TASK REQUIREMENTS:
Copy all of the material exactly. Pictures are not to appear in the copy.

RAW DATA:
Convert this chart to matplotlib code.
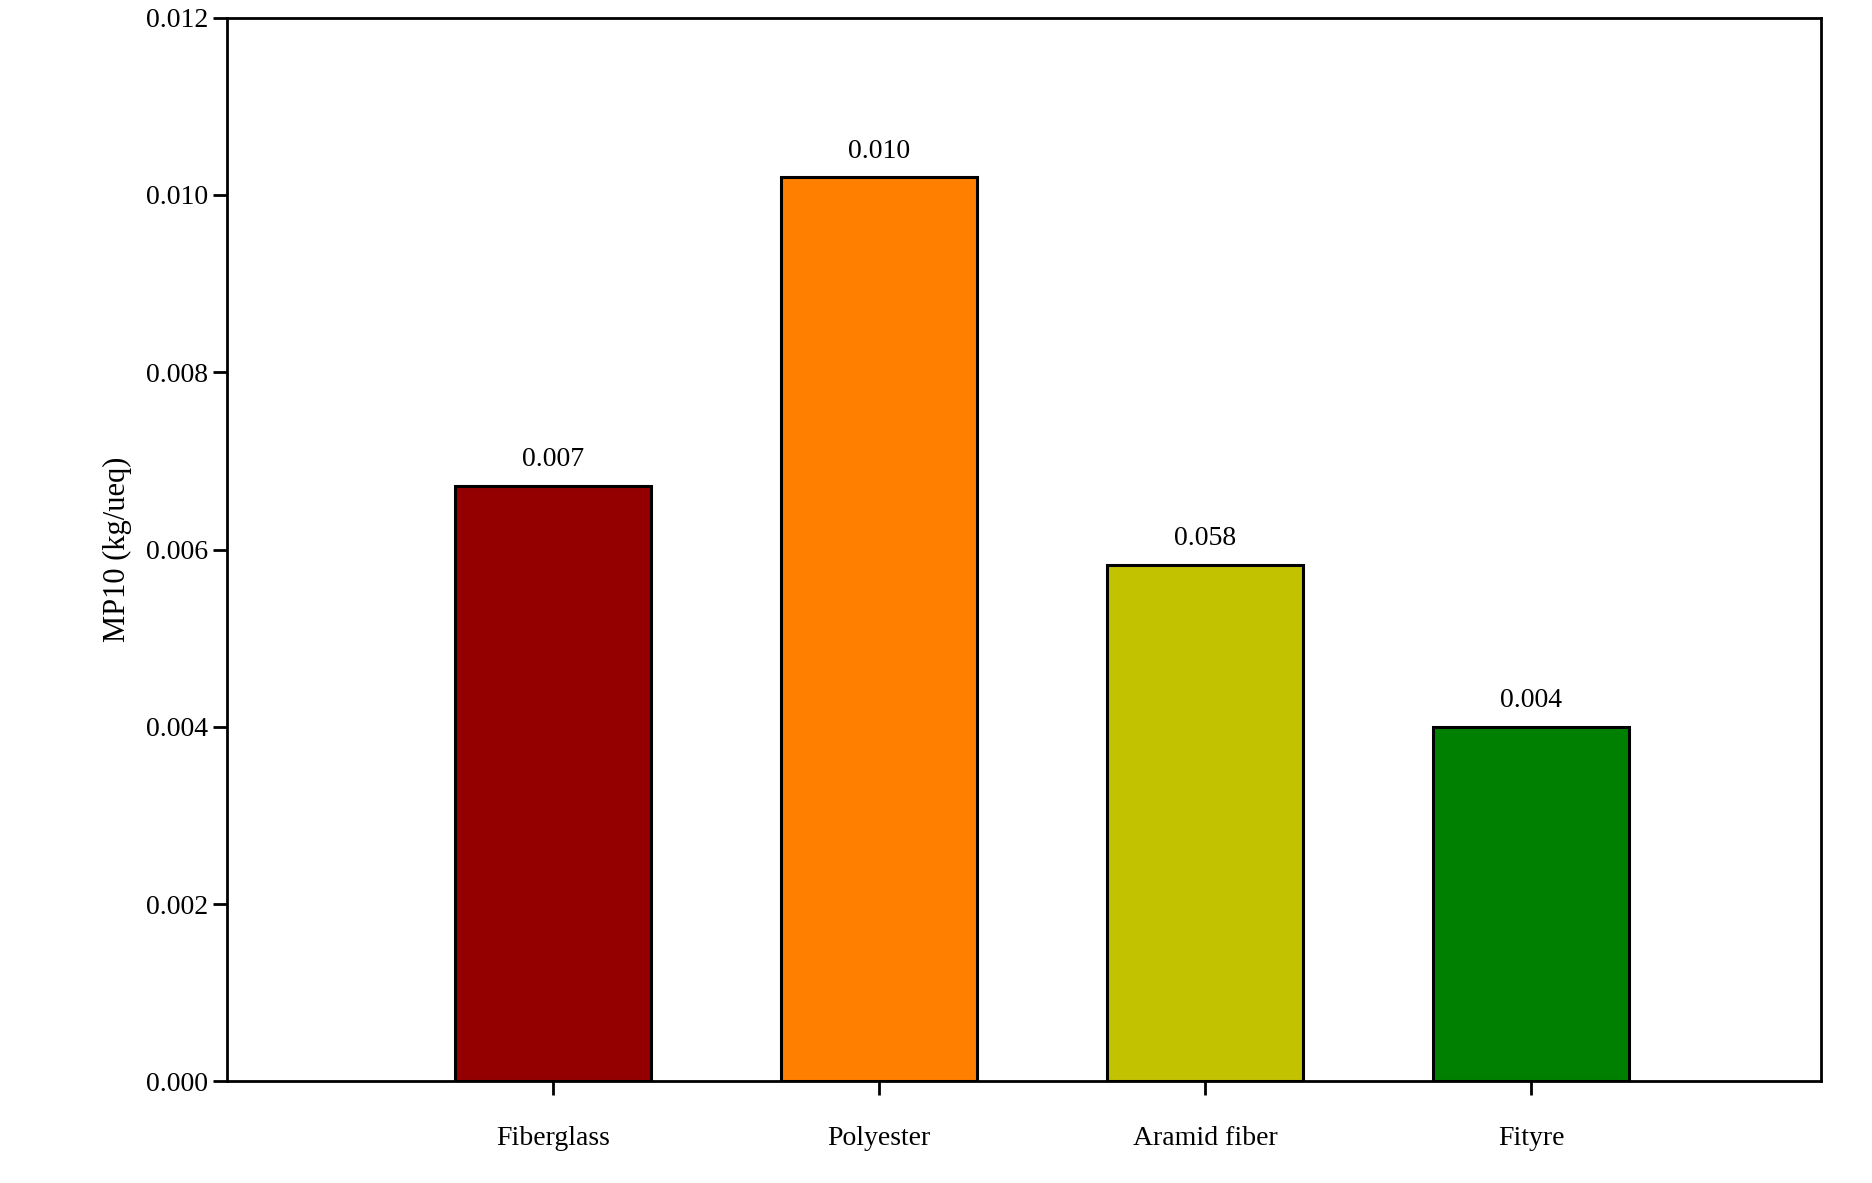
import matplotlib.pyplot as plt

plt.rcParams['font.family'] = ['Liberation Serif', 'DejaVu Serif']

materials = ['Fiberglass', 'Polyester', 'Aramid fiber', 'Fityre']
values = [0.00672, 0.0102, 0.00583, 0.0040]
labels = ['0.007', '0.010', '0.058', '0.004']
colors = ['#940000', '#ff8000', '#c2c200', '#008000']

fig = plt.figure(figsize=(18.72, 11.83), dpi=100)
ax = fig.add_axes([0.121, 0.086, 0.852, 0.899])

x = range(len(materials))
bars = ax.bar(x, values, width=0.6, color=colors, edgecolor='black', linewidth=2.2)
for xi, v, lab in zip(x, values, labels):
    ax.text(xi, v + 0.00015, lab, ha='center', va='bottom', fontsize=20)

ax.set_xlim(-1, 3.89)
ax.set_ylim(0, 0.012)
ax.set_yticks([0.000, 0.002, 0.004, 0.006, 0.008, 0.010, 0.012])
ax.set_yticklabels(['0.000', '0.002', '0.004', '0.006', '0.008', '0.010', '0.012'])
ax.set_xticks(list(x))
ax.set_xticklabels(materials)
ax.tick_params(axis='both', labelsize=20, width=2, length=10, direction='out')
ax.tick_params(axis='x', pad=22)
ax.set_ylabel('MP10 (kg/ueq)', fontsize=22, labelpad=10)
for s in ax.spines.values():
    s.set_linewidth(2)

fig.savefig('out.png', dpi=100)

ANSWER BELOW:
Convert this chart to matplotlib code.
import matplotlib.pyplot as plt

plt.rcParams['font.family'] = ['Liberation Serif', 'DejaVu Serif']

materials = ['Fiberglass', 'Polyester', 'Aramid fiber', 'Fityre']
values = [0.00672, 0.0102, 0.00583, 0.0040]
labels = ['0.007', '0.010', '0.058', '0.004']
colors = ['#940000', '#ff8000', '#c2c200', '#008000']

fig = plt.figure(figsize=(18.72, 11.83), dpi=100)
ax = fig.add_axes([0.121, 0.086, 0.852, 0.899])

x = range(len(materials))
bars = ax.bar(x, values, width=0.6, color=colors, edgecolor='black', linewidth=2.2)
for xi, v, lab in zip(x, values, labels):
    ax.text(xi, v + 0.00015, lab, ha='center', va='bottom', fontsize=20)

ax.set_xlim(-1, 3.89)
ax.set_ylim(0, 0.012)
ax.set_yticks([0.000, 0.002, 0.004, 0.006, 0.008, 0.010, 0.012])
ax.set_yticklabels(['0.000', '0.002', '0.004', '0.006', '0.008', '0.010', '0.012'])
ax.set_xticks(list(x))
ax.set_xticklabels(materials)
ax.tick_params(axis='both', labelsize=20, width=2, length=10, direction='out')
ax.tick_params(axis='x', pad=22)
ax.set_ylabel('MP10 (kg/ueq)', fontsize=22, labelpad=10)
for s in ax.spines.values():
    s.set_linewidth(2)

fig.savefig('out.png', dpi=100)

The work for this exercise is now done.